#### [SHORT EXERCISE]
Copy exactly the lines from the one containing "What D3.js code" through the one containing "18.8, 16.8, 15.3];", both included, and nothing else.

#### [MATERIAL SHOWN]
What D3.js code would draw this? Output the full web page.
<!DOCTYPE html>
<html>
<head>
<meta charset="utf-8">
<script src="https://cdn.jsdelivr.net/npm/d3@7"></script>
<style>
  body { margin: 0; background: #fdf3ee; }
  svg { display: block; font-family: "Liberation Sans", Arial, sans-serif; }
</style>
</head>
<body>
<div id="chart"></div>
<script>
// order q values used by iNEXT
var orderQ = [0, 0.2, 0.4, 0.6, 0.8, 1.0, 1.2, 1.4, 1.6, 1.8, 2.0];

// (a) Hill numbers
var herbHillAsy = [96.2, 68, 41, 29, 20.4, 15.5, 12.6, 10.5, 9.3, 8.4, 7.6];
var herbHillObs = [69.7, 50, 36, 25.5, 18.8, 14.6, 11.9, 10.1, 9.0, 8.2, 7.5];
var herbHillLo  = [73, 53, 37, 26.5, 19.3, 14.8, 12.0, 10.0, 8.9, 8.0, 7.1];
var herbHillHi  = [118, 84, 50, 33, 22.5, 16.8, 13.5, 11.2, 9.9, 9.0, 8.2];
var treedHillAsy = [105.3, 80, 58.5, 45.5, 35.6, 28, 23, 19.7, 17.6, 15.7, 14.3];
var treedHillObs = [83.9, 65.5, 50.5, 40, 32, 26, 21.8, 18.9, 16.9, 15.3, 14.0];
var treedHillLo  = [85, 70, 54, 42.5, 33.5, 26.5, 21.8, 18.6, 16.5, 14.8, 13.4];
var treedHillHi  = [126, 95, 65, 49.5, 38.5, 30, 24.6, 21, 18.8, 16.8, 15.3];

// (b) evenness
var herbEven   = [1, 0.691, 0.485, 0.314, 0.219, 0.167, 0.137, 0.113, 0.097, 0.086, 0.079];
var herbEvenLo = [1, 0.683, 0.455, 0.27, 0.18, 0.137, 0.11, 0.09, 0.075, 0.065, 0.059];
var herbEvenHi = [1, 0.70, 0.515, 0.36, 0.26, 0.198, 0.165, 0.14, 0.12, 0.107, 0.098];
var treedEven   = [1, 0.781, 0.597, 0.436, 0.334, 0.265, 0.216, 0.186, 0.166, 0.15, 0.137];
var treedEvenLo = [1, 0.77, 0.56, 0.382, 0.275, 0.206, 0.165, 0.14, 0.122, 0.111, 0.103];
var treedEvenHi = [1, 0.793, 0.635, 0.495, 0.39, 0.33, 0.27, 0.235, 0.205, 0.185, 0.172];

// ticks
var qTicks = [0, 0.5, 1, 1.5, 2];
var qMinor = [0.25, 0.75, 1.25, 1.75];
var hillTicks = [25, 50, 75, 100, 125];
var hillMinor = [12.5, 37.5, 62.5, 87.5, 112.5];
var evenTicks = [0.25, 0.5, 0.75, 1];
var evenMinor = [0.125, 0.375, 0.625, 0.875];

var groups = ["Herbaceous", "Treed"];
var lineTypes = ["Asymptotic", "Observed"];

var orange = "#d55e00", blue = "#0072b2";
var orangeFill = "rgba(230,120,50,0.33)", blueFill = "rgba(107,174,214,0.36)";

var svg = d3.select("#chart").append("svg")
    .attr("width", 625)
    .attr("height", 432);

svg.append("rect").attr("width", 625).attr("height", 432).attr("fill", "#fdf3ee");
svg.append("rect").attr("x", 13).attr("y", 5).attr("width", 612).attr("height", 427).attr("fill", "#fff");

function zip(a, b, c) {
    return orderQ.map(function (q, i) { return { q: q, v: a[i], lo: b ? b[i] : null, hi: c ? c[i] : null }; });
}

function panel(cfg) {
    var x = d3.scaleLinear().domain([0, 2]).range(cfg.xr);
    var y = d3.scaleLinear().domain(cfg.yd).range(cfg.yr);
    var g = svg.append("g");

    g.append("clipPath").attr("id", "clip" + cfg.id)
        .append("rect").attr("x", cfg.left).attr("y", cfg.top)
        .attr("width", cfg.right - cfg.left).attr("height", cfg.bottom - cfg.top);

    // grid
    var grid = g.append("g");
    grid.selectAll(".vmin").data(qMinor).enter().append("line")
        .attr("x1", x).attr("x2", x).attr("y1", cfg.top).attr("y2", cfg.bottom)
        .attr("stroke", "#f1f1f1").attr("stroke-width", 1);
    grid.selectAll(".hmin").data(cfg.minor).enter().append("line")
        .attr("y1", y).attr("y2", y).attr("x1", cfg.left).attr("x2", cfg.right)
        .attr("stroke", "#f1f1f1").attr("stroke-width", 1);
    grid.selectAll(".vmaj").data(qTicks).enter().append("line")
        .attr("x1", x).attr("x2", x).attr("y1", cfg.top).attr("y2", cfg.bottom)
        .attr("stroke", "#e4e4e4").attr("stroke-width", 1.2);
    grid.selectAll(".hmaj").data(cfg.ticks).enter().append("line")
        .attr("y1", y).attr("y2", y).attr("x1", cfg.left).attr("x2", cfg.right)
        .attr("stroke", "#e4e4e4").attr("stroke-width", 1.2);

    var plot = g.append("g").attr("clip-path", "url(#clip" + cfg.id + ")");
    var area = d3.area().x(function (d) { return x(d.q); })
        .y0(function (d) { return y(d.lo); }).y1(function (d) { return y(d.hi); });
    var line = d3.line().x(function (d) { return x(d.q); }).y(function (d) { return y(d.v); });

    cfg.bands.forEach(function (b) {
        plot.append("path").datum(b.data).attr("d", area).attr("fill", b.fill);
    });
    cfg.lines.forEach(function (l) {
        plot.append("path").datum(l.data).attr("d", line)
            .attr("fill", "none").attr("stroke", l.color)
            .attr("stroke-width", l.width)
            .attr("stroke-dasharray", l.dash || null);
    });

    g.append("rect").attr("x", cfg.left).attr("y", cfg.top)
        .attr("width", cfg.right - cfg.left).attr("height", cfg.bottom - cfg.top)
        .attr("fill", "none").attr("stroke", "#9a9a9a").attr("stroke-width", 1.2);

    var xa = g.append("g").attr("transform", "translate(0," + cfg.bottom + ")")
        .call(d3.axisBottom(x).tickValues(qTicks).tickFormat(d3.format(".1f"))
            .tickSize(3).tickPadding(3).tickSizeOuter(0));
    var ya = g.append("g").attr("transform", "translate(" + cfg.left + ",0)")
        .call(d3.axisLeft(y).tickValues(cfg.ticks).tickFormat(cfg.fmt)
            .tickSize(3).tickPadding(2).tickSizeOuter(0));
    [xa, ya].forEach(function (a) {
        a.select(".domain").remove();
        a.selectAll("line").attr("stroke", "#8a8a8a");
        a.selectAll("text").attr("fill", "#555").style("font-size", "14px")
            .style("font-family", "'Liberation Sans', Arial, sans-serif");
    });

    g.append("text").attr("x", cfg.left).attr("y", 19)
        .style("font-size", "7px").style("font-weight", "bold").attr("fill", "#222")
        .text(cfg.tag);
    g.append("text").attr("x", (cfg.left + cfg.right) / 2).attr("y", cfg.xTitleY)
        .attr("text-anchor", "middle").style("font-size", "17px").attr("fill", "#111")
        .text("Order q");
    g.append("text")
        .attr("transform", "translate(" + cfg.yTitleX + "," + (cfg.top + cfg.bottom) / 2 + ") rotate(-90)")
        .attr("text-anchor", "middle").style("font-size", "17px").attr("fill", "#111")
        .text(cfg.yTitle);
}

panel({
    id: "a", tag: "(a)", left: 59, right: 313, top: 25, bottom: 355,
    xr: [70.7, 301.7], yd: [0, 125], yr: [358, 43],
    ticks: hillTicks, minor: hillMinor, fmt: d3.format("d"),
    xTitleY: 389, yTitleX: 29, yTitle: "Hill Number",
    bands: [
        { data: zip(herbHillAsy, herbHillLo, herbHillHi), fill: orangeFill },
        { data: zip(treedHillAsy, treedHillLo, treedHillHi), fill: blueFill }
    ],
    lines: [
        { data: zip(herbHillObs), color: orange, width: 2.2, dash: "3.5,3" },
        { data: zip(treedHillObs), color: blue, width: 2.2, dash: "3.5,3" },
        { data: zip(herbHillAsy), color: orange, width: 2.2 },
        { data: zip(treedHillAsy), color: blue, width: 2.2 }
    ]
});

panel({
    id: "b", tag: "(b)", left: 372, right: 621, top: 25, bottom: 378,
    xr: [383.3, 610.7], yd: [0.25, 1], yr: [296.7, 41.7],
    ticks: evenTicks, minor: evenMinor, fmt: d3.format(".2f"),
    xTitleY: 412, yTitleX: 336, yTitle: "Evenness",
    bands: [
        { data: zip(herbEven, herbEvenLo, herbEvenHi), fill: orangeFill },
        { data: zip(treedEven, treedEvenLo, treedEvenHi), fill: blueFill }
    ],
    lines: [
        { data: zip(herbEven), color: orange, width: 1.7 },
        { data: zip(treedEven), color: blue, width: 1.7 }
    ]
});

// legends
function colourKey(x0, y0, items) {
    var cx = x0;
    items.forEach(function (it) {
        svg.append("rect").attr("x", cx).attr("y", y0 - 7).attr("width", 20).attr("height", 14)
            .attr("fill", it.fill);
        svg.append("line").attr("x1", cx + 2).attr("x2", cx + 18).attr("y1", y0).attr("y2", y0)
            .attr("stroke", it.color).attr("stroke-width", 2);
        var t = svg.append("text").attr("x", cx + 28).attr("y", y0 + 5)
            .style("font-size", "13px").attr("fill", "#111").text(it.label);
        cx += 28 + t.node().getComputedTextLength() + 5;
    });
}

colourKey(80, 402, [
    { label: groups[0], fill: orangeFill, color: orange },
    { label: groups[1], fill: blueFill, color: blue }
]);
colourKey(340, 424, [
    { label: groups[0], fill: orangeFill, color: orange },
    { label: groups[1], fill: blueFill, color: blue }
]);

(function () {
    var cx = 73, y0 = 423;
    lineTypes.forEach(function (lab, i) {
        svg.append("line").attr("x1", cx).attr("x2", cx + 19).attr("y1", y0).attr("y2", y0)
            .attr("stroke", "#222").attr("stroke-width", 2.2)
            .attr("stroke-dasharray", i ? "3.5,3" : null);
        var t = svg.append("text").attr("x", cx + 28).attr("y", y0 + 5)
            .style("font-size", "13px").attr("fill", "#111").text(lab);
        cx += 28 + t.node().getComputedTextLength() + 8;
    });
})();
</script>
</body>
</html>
--
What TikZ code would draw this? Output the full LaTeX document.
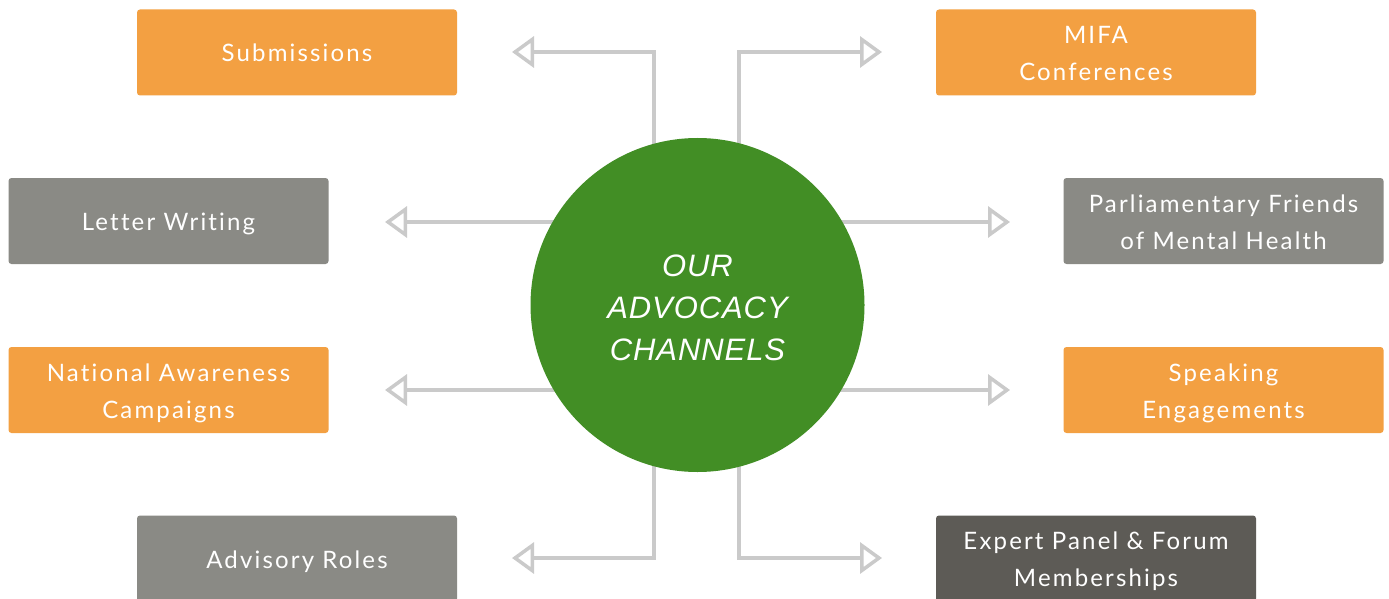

#### [EXPECTED ANSWER]
What D3.js code would draw this? Output the full web page.
<!DOCTYPE html>
<html>
<head>
<meta charset="utf-8">
<script src="https://cdn.jsdelivr.net/npm/d3@7"></script>
<style>
  body { margin: 0; background: #fdf3ee; }
  svg { display: block; font-family: "Liberation Sans", Arial, sans-serif; }
</style>
</head>
<body>
<div id="chart"></div>
<script>
// order q values used by iNEXT
var orderQ = [0, 0.2, 0.4, 0.6, 0.8, 1.0, 1.2, 1.4, 1.6, 1.8, 2.0];

// (a) Hill numbers
var herbHillAsy = [96.2, 68, 41, 29, 20.4, 15.5, 12.6, 10.5, 9.3, 8.4, 7.6];
var herbHillObs = [69.7, 50, 36, 25.5, 18.8, 14.6, 11.9, 10.1, 9.0, 8.2, 7.5];
var herbHillLo  = [73, 53, 37, 26.5, 19.3, 14.8, 12.0, 10.0, 8.9, 8.0, 7.1];
var herbHillHi  = [118, 84, 50, 33, 22.5, 16.8, 13.5, 11.2, 9.9, 9.0, 8.2];
var treedHillAsy = [105.3, 80, 58.5, 45.5, 35.6, 28, 23, 19.7, 17.6, 15.7, 14.3];
var treedHillObs = [83.9, 65.5, 50.5, 40, 32, 26, 21.8, 18.9, 16.9, 15.3, 14.0];
var treedHillLo  = [85, 70, 54, 42.5, 33.5, 26.5, 21.8, 18.6, 16.5, 14.8, 13.4];
var treedHillHi  = [126, 95, 65, 49.5, 38.5, 30, 24.6, 21, 18.8, 16.8, 15.3];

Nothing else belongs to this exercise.